NEW CHAPEL HILL (KYTX) - The small community of New Chapel Hill remembers the chaos in town when news spread about Deanna Laney killing her children.
People in that community are now telling CBS 19 how they feel about Laney's recent release from the Kerrville State Hospital.
Neva Copeland has lived in her New Chapel Hill home for more than 20 years. That house is two doors down from where Deanna Laney used a large stone to kill two of her sons, and injure the third.
"They're really nice people," Copeland says about the Laney family. "Really nice neighbors and I can't believe it happened in the first place."
Copeland remembers the day it happened, and says Laney could not have been mentally stable.
"I think a mother would have to be insane to kill her children," she says.
Laney's release from the Kerrville State Hospital has Copeland a little concerned.
"If that's the law, that's the law," Copeland says, "but who's to say she won't quit taking her meds? I don't know."
Other neighbors who knew Deanna Laney agree that she must have been mentally ill.
BC 09:02:41:28 It's terrible," neighbor Billy Copeland says. However, he doesn't think it's wrong that Laney has been released from the hospital.

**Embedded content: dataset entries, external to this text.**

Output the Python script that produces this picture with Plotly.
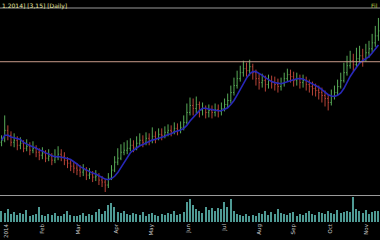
import plotly.graph_objects as go
import pandas as pd

close = [12.0,14.0,13.0,11.6,12.0,11.0,11.4,10.4,10.8,10.0,
         10.4,9.6,9.0,9.4,8.4,8.8,8.0,8.6,9.2,8.8,
         8.0,7.4,6.8,6.4,6.0,5.6,6.0,5.0,5.2,4.6,
         4.8,4.0,3.6,3.0,4.4,6.0,7.6,8.4,9.6,10.0,
         10.4,11.0,10.6,11.4,12.0,11.6,12.4,12.0,12.8,12.4,
         13.2,13.0,13.6,14.0,13.8,14.4,14.0,14.6,15.6,17.6,
         19.0,18.4,19.2,18.0,18.4,17.6,18.0,17.6,18.2,17.8,
         18.4,19.2,20.0,21.6,23.0,24.4,25.6,26.4,26.0,26.8,
         25.6,24.4,23.6,24.0,23.2,24.0,23.6,23.2,22.8,23.4,
         24.4,25.2,24.8,24.0,24.4,23.6,24.0,23.2,22.8,22.4,
         22.0,21.6,21.0,20.4,19.6,20.8,21.6,22.8,24.0,25.6,
         27.0,28.0,27.2,28.4,29.0,28.4,29.6,30.4,31.6,33.0,
         34.0]
open_ = [11.6] + close[:-1]
high = [13.0,17.0,15.0,13.8,13.4,12.8,12.6,12.0,12.2,11.6,
        11.8,11.0,10.4,10.6,10.0,10.2,9.4,10.2,10.8,10.2,
        9.6,8.6,8.0,7.6,7.4,7.0,7.2,6.6,6.4,5.8,
        6.0,5.4,4.8,4.2,5.4,7.0,8.8,10.4,11.2,11.6,
        12.0,12.4,12.0,12.8,13.4,13.0,13.6,13.4,14.6,13.8,
        14.4,14.4,14.8,15.2,15.0,15.6,15.4,15.8,17.0,19.4,
        20.6,20.4,20.8,19.8,19.6,19.0,19.2,19.0,19.4,19.2,
        19.6,20.4,21.4,23.0,24.6,26.0,27.0,28.0,27.6,28.2,
        27.4,26.2,25.4,25.4,25.0,25.2,25.0,24.8,24.4,24.6,
        25.6,26.4,26.2,25.8,25.6,25.2,25.2,24.8,24.2,23.8,
        23.4,23.0,22.6,22.0,21.2,22.2,23.0,24.2,25.6,27.6,
        29.0,30.0,29.4,30.6,31.0,30.4,31.4,32.0,33.4,35.0,
        36.6]
low = [10.8,11.6,12.0,10.8,10.6,10.0,10.2,9.6,9.8,9.0,
       9.4,8.6,8.0,8.2,7.6,7.8,7.0,7.4,8.0,7.8,
       7.0,6.4,5.8,5.4,5.0,4.6,4.8,4.0,4.2,3.6,
       3.8,3.0,2.6,1.6,2.4,4.0,5.6,7.0,8.0,9.0,
       9.2,9.8,9.6,10.0,10.8,10.6,11.0,11.0,11.4,11.4,
       12.0,12.0,12.4,12.8,12.8,13.2,13.0,13.4,14.0,15.2,
       17.0,17.0,17.4,16.6,17.0,16.4,16.6,16.4,16.8,16.6,
       17.0,17.8,18.6,19.4,21.0,22.4,23.8,24.8,24.8,25.0,
       24.2,23.0,22.2,22.6,21.8,22.4,22.4,22.0,21.6,22.0,
       22.8,23.8,23.6,22.8,23.0,22.4,22.6,22.0,21.6,21.0,
       20.8,20.2,19.6,18.8,18.0,19.0,20.2,21.0,22.4,23.6,
       25.0,26.4,25.8,26.6,27.4,26.8,27.8,28.6,29.6,30.8,
       32.0]
volume = [12,10,14,9,11,8,10,9,13,7,
          8,9,16,8,7,9,8,10,6,7,
          9,12,8,7,6,8,10,7,9,8,
          11,14,9,12,18,20,16,11,10,12,
          9,8,10,9,8,11,7,9,10,8,
          7,9,8,10,9,12,8,9,11,22,
          25,18,14,12,10,16,13,15,12,15,
          14,22,16,25,12,9,8,7,9,6,
          8,7,10,9,12,8,11,9,14,10,
          9,8,10,11,7,9,8,10,12,9,
          8,11,10,9,12,10,9,13,10,11,
          12,11,28,14,12,10,13,9,11,12,
          12]
tick_pos = [1.5, 13, 24.5, 36.5, 47.5, 59.5, 71, 82, 93, 104.5, 116]
tick_text = ["2014", "Feb", "Mar", "Apr", "May", "Jun", "Jul", "Aug", "Sep", "Oct", "Nov"]
level = 27.8
title_text = "1.2014] [3,15] [Daily]"

x = list(range(len(close)))
ma = pd.Series(close).rolling(6, min_periods=1).mean().tolist()

fig = go.Figure()
fig.add_trace(go.Scatter(x=x, y=ma, mode="lines", line=dict(color="#2828b8", width=1.6),
                         xaxis="x", yaxis="y", showlegend=False, hoverinfo="skip"))
fig.add_trace(go.Ohlc(x=x, open=open_, high=high, low=low, close=close,
                      increasing=dict(line=dict(color="#58aa58", width=1)),
                      decreasing=dict(line=dict(color="#b84438", width=1)),
                      tickwidth=0.3, xaxis="x", yaxis="y", showlegend=False,
                      hoverinfo="skip"))
fig.add_trace(go.Bar(x=x, y=volume, marker=dict(color="#4f9a94", line=dict(width=0)),
                     width=0.45, xaxis="x2", yaxis="y2", showlegend=False, hoverinfo="skip"))

rng = [-0.5, len(close) - 0.5]
fig.update_layout(
    width=380, height=240, margin=dict(l=0, r=0, t=0, b=0),
    paper_bgcolor="black", plot_bgcolor="black",
    xaxis=dict(domain=[0, 1], range=rng, showticklabels=False, showgrid=False,
               zeroline=False, rangeslider=dict(visible=False), anchor="y"),
    yaxis=dict(domain=[1 - 195/240, 1 - 9/240], range=[1.0, 38.4], showgrid=False,
               zeroline=False, showticklabels=False),
    xaxis2=dict(domain=[0, 1], range=rng, anchor="y2", showgrid=False, zeroline=False,
                tickmode="array", tickvals=tick_pos, ticktext=tick_text, tickangle=-90,
                tickfont=dict(size=5.5, color="#c8c8c8", family="DejaVu Sans"),
                ticks="", ticklen=0),
    yaxis2=dict(domain=[1 - 222/240, 1 - 197/240], range=[0, 27], showgrid=False,
                zeroline=False, showticklabels=False),
    bargap=0,
    shapes=[
        dict(type="line", xref="paper", yref="paper", x0=0, x1=1,
             y0=1 - 8/240, y1=1 - 8/240, line=dict(color="#9a9a9a", width=1.2)),
        dict(type="line", xref="paper", yref="paper", x0=0, x1=1,
             y0=1 - 195.5/240, y1=1 - 195.5/240, line=dict(color="#9a9a9a", width=1.2)),
        dict(type="line", xref="paper", yref="y", x0=0, x1=1,
             y0=level, y1=level, line=dict(color="#c89a8a", width=1)),
    ],
    annotations=[
        dict(text=title_text, xref="paper", yref="paper", x=0, y=1, xanchor="left",
             yanchor="top", showarrow=False,
             font=dict(size=6, color="#e6e6a0", family="DejaVu Sans")),
        dict(text="Fil", xref="paper", yref="paper", x=1, y=1, xanchor="right",
             yanchor="top", showarrow=False,
             font=dict(size=6, color="#b8c840", family="DejaVu Sans")),
    ],
)
fig.write_html("out.html")
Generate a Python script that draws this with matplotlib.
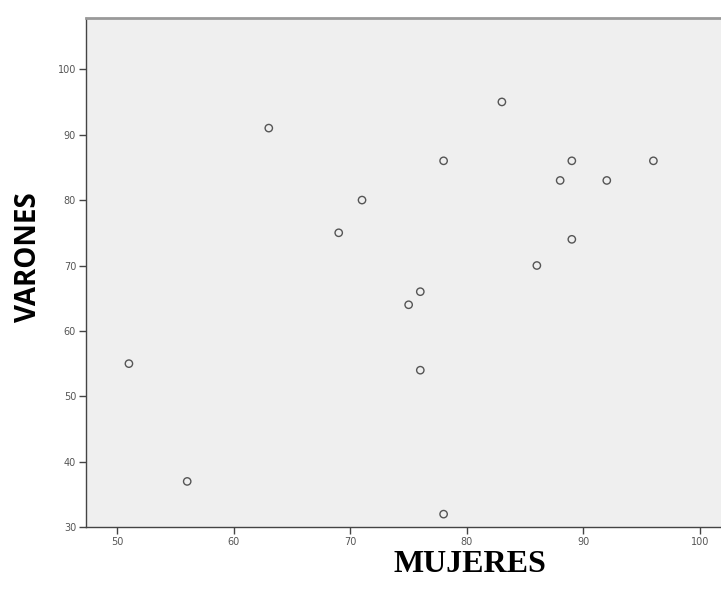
import matplotlib.pyplot as plt

# scatter values (mujeres vs varones)
mujeres = [51, 56, 63, 69, 71, 75, 76, 76, 78, 78, 83, 86, 88, 89, 89, 92, 96]
varones = [55, 37, 91, 75, 80, 64, 66, 54, 86, 32, 95, 70, 83, 86, 74, 83, 86]

x_ticks = [50, 60, 70, 80, 90, 100]
y_ticks = [30, 40, 50, 60, 70, 80, 90, 100]

fig = plt.figure(figsize=(7.21, 6.06), dpi=100)
ax = fig.add_axes([0.119, 0.130, 0.881, 0.840])
ax.set_facecolor('#efefef')

ax.scatter(mujeres, varones, s=28, facecolors='none', edgecolors='#555555', linewidths=1.0, zorder=3)

ax.set_xlim(47.3, 101.8)
ax.set_ylim(30, 107.8)
ax.set_xticks(x_ticks)
ax.set_yticks(y_ticks)

ax.spines['right'].set_visible(False)
for s in ['left', 'bottom']:
    ax.spines[s].set_color('#444444')
    ax.spines[s].set_linewidth(1.0)
ax.spines['top'].set_color('#999999')
ax.spines['top'].set_linewidth(2.0)

ax.tick_params(axis='both', direction='out', length=5, width=1, color='#444444',
               labelsize=7, labelcolor='#555555', pad=2)

fig.text(0.040, 0.575, 'VARONES', rotation=90, ha='center', va='center',
         fontsize=20, fontweight='bold', family='Open Sans')
fig.text(0.652, 0.068, 'MUJERES', ha='center', va='center',
         fontsize=23, fontweight='bold', family='Liberation Serif')

fig.savefig('out.png', dpi=100)
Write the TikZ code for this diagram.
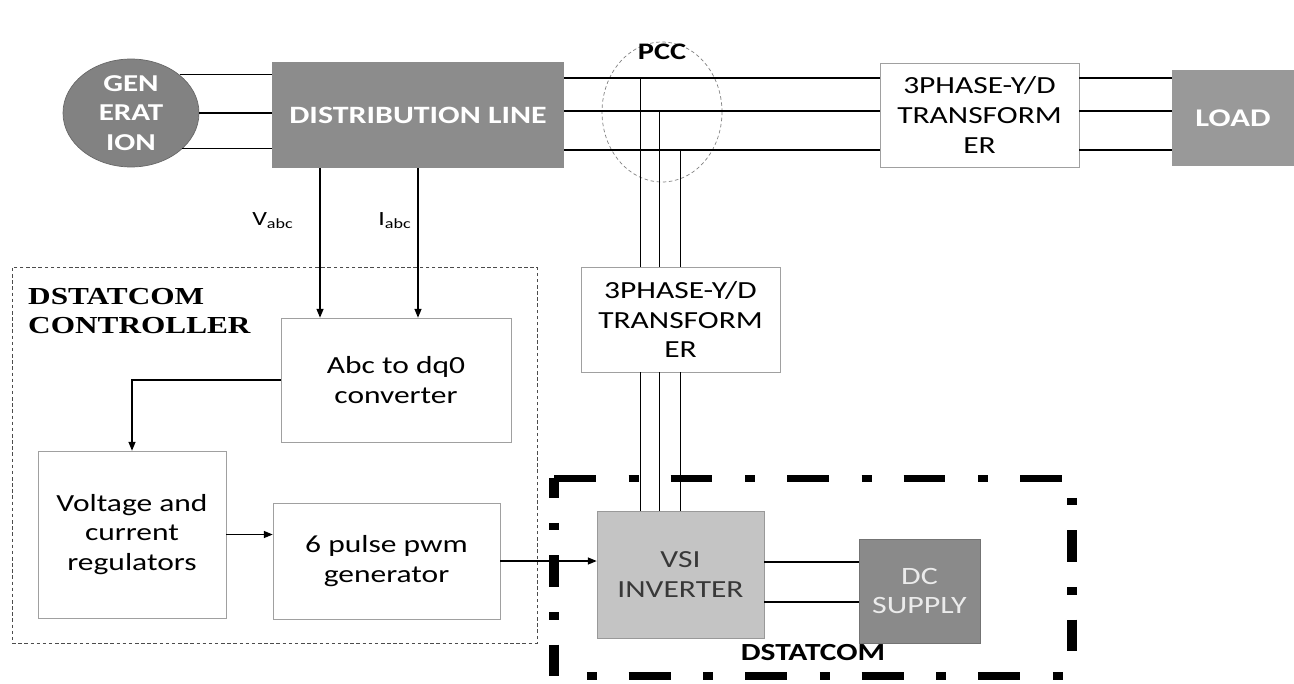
\documentclass[tikz,border=0pt]{standalone}
\usepackage{fontspec}
\setmainfont[FakeStretch=1.28]{Carlito}
\newfontfamily\ctrlfont[FakeStretch=1.28]{Liberation Serif}
\usetikzlibrary{positioning, arrows.meta, shapes.geometric}
\definecolor{genfill}{HTML}{828282}
\definecolor{distfill}{HTML}{8C8C8C}
\definecolor{loadfill}{HTML}{999999}
\definecolor{vsifill}{HTML}{C4C4C4}
\definecolor{dcfill}{HTML}{8A8A8A}
\definecolor{boxline}{HTML}{A0A0A0}
\tikzset{
  darkbox/.style={draw=none, text=white, align=center, font=\bfseries\fontsize{13.8}{17}\selectfont},
  whitebox/.style={rectangle, draw=boxline, fill=white, align=center, font=\fontsize{14}{17}\selectfont},
  wire/.style={line width=0.6pt},
  sig/.style={line width=0.6pt, -{Triangle[length=5pt,width=4pt]}},
  hframe/.style={line width=4pt, dash pattern=on 23.8pt off 18.7pt on 5.7pt off 18.1pt},
  vframe/.style={line width=5.6pt, dash pattern=on 18.1pt off 14.2pt on 4.3pt off 14.2pt},
}

\begin{document}
\begin{tikzpicture}[x=0.02cm, y=-0.02cm]
    \useasboundingbox (0,0) rectangle (1294,683);

    % Outer frames
    \node (ctrlbox) at (274.5,455) [draw=black!70, dash pattern=on 2pt off 1.5pt, minimum width=10.5cm, minimum height=7.52cm, inner sep=0pt] {};
    \node (statbox) at (813,577) [minimum width=10.36cm, minimum height=3.96cm, inner sep=0pt, outer sep=0pt] {};
    \draw[hframe] (statbox.north west) -- (statbox.north east);
    \draw[hframe, dash phase=23.8pt] (statbox.south west) -- (statbox.south east);
    \draw[vframe, dash phase=6.8pt] (statbox.north west) -- (statbox.south west);
    \draw[vframe, dash phase=21pt] (statbox.north east) -- (statbox.south east);

    % Supply side
    \node (gen) at (131,113) [darkbox, ellipse, fill=genfill, draw=genfill!80!black, minimum width=2.72cm, minimum height=2.16cm, inner sep=0pt] {GEN\\ERAT\\ION};
    \node (dist) at (418,115) [darkbox, fill=distfill, minimum width=5.84cm, minimum height=2.12cm, font=\bfseries\fontsize{14.2}{17}\selectfont] {DISTRIBUTION LINE};
    \node (pcc) at (662,112) [ellipse, draw=black!50, dash pattern=on 2pt off 1.5pt, minimum width=2.4cm, minimum height=2.8cm] {};
    \node (pcclabel) at (662,52) [font=\bfseries\fontsize{13.5}{16}\selectfont] {PCC};
    \node (trA) at (979.5,115) [whitebox, minimum width=3.98cm, minimum height=2.08cm] {3PHASE-Y/D\\TRANSFORM\\ER};
    \node (load) at (1233,118) [darkbox, fill=loadfill, minimum width=2.44cm, minimum height=1.92cm, font=\bfseries\fontsize{14.5}{17}\selectfont] {LOAD};

    \draw[wire] (gen.38) -- (gen.38 -| dist.west);
    \draw[wire] (gen.east) -- (gen.east -| dist.west);
    \draw[wire] (gen.-35) -- (gen.-35 -| dist.west);

    \coordinate (busA) at ([yshift=0.74cm]dist.east);
    \coordinate (busB) at ([yshift=0.08cm]dist.east);
    \coordinate (busC) at ([yshift=-0.7cm]dist.east);
    \draw[wire] (busA) -- (busA -| trA.west);
    \draw[wire] (busB) -- (busB -| trA.west);
    \draw[wire] (busC) -- (busC -| trA.west);
    \draw[wire] (busA -| trA.east) -- (busA -| load.west);
    \draw[wire] (busB -| trA.east) -- (busB -| load.west);
    \draw[wire] (busC -| trA.east) -- (busC -| load.west);

    % DSTATCOM side
    \node (trB) at (680.5,319.5) [whitebox, minimum width=3.98cm, minimum height=2.1cm] {3PHASE-Y/D\\TRANSFORM\\ER};
    \node (vsi) at (680.5,574.5) [rectangle, fill=vsifill, draw=black!40, align=center, text=black!78, minimum width=3.34cm, minimum height=2.54cm, font=\fontsize{14}{17}\selectfont] {VSI\\INVERTER};
    \node (dc) at (919.5,591) [rectangle, fill=dcfill, draw=black!55, align=center, text=white!92!black, minimum width=2.42cm, minimum height=2.08cm, font=\fontsize{14.2}{17}\selectfont] {DC\\SUPPLY};
    \node (stattitle) at (813,653) [font=\bfseries\fontsize{14}{16}\selectfont] {DSTATCOM};

    \coordinate (tapA) at ([xshift=-0.8cm]trB.north);
    \coordinate (tapB) at ([xshift=-0.42cm]trB.north);
    \coordinate (tapC) at (trB.north);
    \draw[wire] (tapA |- busA) -- (tapA);
    \draw[wire] (tapB |- busB) -- (tapB);
    \draw[wire] (tapC |- busC) -- (tapC);
    \draw[wire] (tapA |- trB.south) -- (tapA |- vsi.north);
    \draw[wire] (tapB |- trB.south) -- (tapB |- vsi.north);
    \draw[wire] (tapC |- trB.south) -- (tapC |- vsi.north);

    \coordinate (dcA) at ([yshift=0.25cm]vsi.east);
    \coordinate (dcB) at ([yshift=-0.55cm]vsi.east);
    \draw[wire] (dcA) -- (dcA -| dc.west);
    \draw[wire] (dcB) -- (dcB -| dc.west);

    % Controller
    \node (ctrltitle) at (22,311) [anchor=west, align=left, font=\ctrlfont\bfseries\fontsize{13.9}{16.2}\selectfont] {DSTATCOM\\CONTROLLER};
    \node (abc) at (396,380) [whitebox, minimum width=4.6cm, minimum height=2.48cm] {Abc to dq0\\converter};
    \node (reg) at (132,534.5) [whitebox, minimum width=3.76cm, minimum height=3.34cm] {Voltage and\\current\\regulators};
    \node (pwm) at (386.5,561) [whitebox, minimum width=4.54cm, minimum height=2.32cm] {6 pulse pwm\\generator};

    \coordinate (vin) at ([xshift=-1.52cm]abc.north);
    \coordinate (iin) at ([xshift=0.44cm]abc.north);
    \draw[sig] (vin |- dist.south) -- node[pos=0.35, left=0.4cm, font=\fontsize{11.5}{14}\selectfont] {V\textsubscript{abc}} (vin);
    \draw[sig] (iin |- dist.south) -- node[pos=0.35, left=0cm, font=\fontsize{11.5}{14}\selectfont] {I\textsubscript{abc}} (iin);
    \draw[sig] (abc.west) -| (reg.north);
    \draw[sig] (reg.east) -- (reg.east -| pwm.west);
    \draw[sig] (pwm.east) -- (pwm.east -| vsi.west);
\end{tikzpicture}
\end{document}
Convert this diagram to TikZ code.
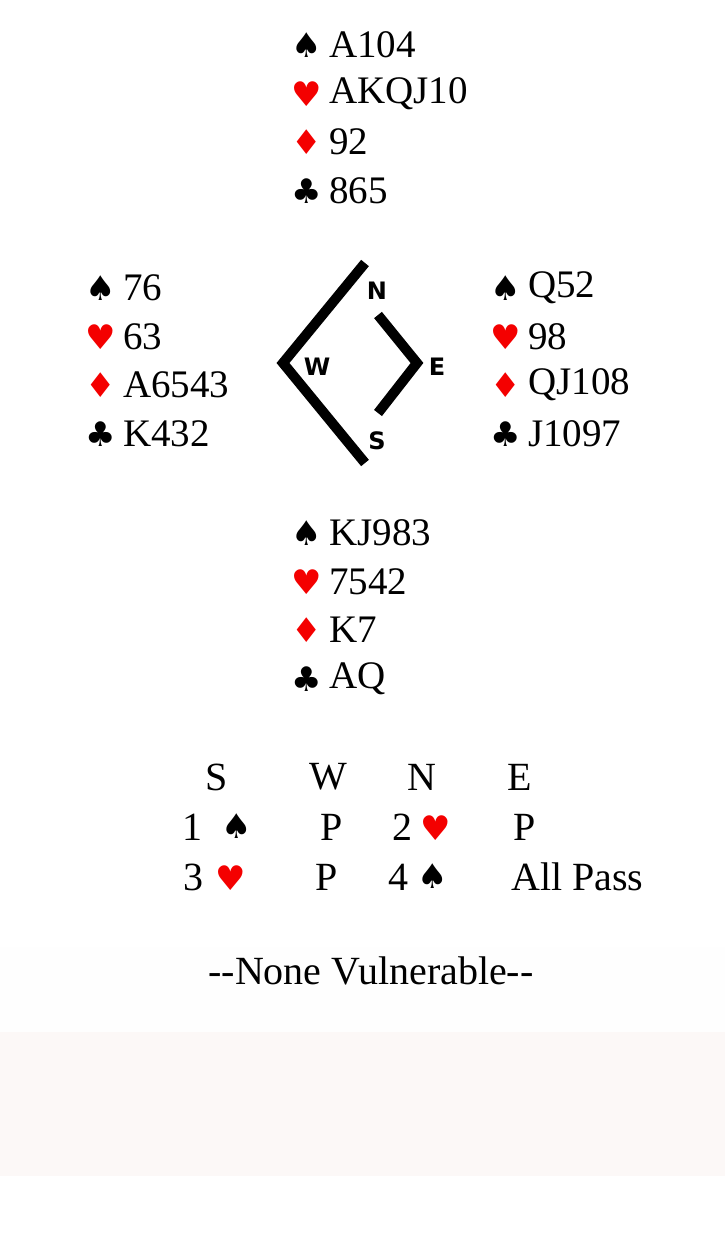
\documentclass[tikz,border=0pt]{standalone}
\usepackage{fontspec}
\setmainfont{Liberation Serif}
\newfontfamily\suitfont{DejaVu Sans}
\newfontfamily\compassfont{DejaVu Sans}
\usetikzlibrary{positioning}
\definecolor{suitred}{HTML}{F40000}
\definecolor{bandpink}{HTML}{FCF8F7}
\definecolor{bandgrey}{HTML}{FEFEFE}
\newcommand{\spd}{\symbol{"2660}}
\newcommand{\hrt}{\symbol{"2665}}
\newcommand{\dia}{\symbol{"2666}}
\newcommand{\clb}{\symbol{"2663}}

\begin{document}
\begin{tikzpicture}[x=1pt, y=-1pt,
  cards/.style={anchor=west, inner sep=0pt, font=\fontsize{39}{42}\selectfont},
  suit/.style={inner sep=0pt, font=\suitfont\fontsize{34}{36}\selectfont},
  redsuit/.style={suit, text=suitred},
  bid/.style={inner sep=0pt, font=\fontsize{40}{42}\selectfont},
  dir/.style={inner sep=0pt, font=\compassfont\bfseries\fontsize{24}{26}\selectfont},
  compass/.style={line width=10pt, line join=miter}]
  \useasboundingbox (0,0) rectangle (725,1258);
  % ---- background bands ----
  \fill[bandgrey] (0,947) rectangle (725,1032);
  \fill[bandpink] (0,1032) rectangle (725,1176);
  % ---- the four hands ----
  \foreach \hnd/\x/\y/\cs/\ch/\cd/\cc in {
      n/307/45/A104/AKQJ10/92/865,
      w/101/288/76/63/A6543/K432,
      e/506/288/Q52/98/QJ108/J1097,
      s/307/533/KJ983/7542/K7/AQ} {
    \node[suit] (\hnd sp) at (\x,\y) {\spd};
    \node[redsuit] (\hnd he) at (\x,\y+49) {\hrt};
    \node[redsuit] (\hnd di) at (\x,\y+97) {\dia};
    \node[suit] (\hnd cl) at (\x,\y+146) {\clb};
    \node[cards] (\hnd spt) at (\x+22,\y) {\cs};
    \node[cards] (\hnd het) at (\x+22,\y+49) {\ch};
    \node[cards] (\hnd dit) at (\x+22,\y+97) {\cd};
    \node[cards] (\hnd clt) at (\x+22,\y+146) {\cc};
  }
  % ---- compass ----
  \draw[compass] (365,263) -- (283,363) -- (365,463);
  \draw[compass] (378,315) -- (417,363) -- (378,413);
  \node[dir] (cn) at (377,291) {N};
  \node[dir] (cw) at (317,367) {W};
  \node[dir] (ce) at (437,367) {E};
  \node[dir] (cs) at (377,441) {S};
  % ---- auction ----
  \foreach \b/\x in {S/217, W/328, N/422, E/520} { \node[bid] (h\b) at (\x,777) {\b}; }
  \node[bid] (b1) at (192,827) {1};
  \node[suit] (b1s) at (237,826) {\spd};
  \node[bid] (b2) at (332,827) {P};
  \node[bid] (b3) at (402,827) {2};
  \node[redsuit] (b3s) at (436,828) {\hrt};
  \node[bid] (b4) at (525,827) {P};
  \node[bid] (b5) at (193,877) {3};
  \node[redsuit] (b5s) at (231,878) {\hrt};
  \node[bid] (b6) at (327,877) {P};
  \node[bid] (b7) at (398,877) {4};
  \node[suit] (b7s) at (433,876) {\spd};
  \node[bid, anchor=west] (b8) at (511,877) {All Pass};
  % ---- vulnerability ----
  \node[bid] (vul) at (371,971) {-{}-None Vulnerable-{}-};
\end{tikzpicture}
\end{document}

"I don't hold judgment against her, no."
He doesn't believe she's a threat to society.
"I think she's realized what she has done, and I'm sure that's hard for her to come by but she's got to live with it," he says.
People who knew Deanna Laney back in 2003 tell me she spent most of her time at her church, the First Assembly of God in Tyler. She and her sister sang, her mother played the piano, and her brother in law was the pastor.
Days after killing her children, Laney explains on video, that she thought she received signs from God.
"She said God told her to do it," Neva said.
In one video, she refers to a time when her youngest son Aaron picked up a toy spear.
"I had this feeling that it was going to be me, killing my family with a spear," Laney said.
After Laney was declared insane and acquitted of murder charges in 2004, Neva Copeland thought Laney would be hospitalized for good.
"She would be in some kind of a home where they can keep an eye on her, for her safety too," she says.
News of her release brings back a spectrum of emotions.
"I mean, really, you can't imagine it," Neva Copeland says.
They're emotions that a small, tight knit community never thought would be rehashed.
No one was at Laney's New Chapel Hill home Friday. there's no word on where Deanna Laney will be now that she's been released from the hospital.
Only a handful of people including Deanna Laney's attorney know where she is.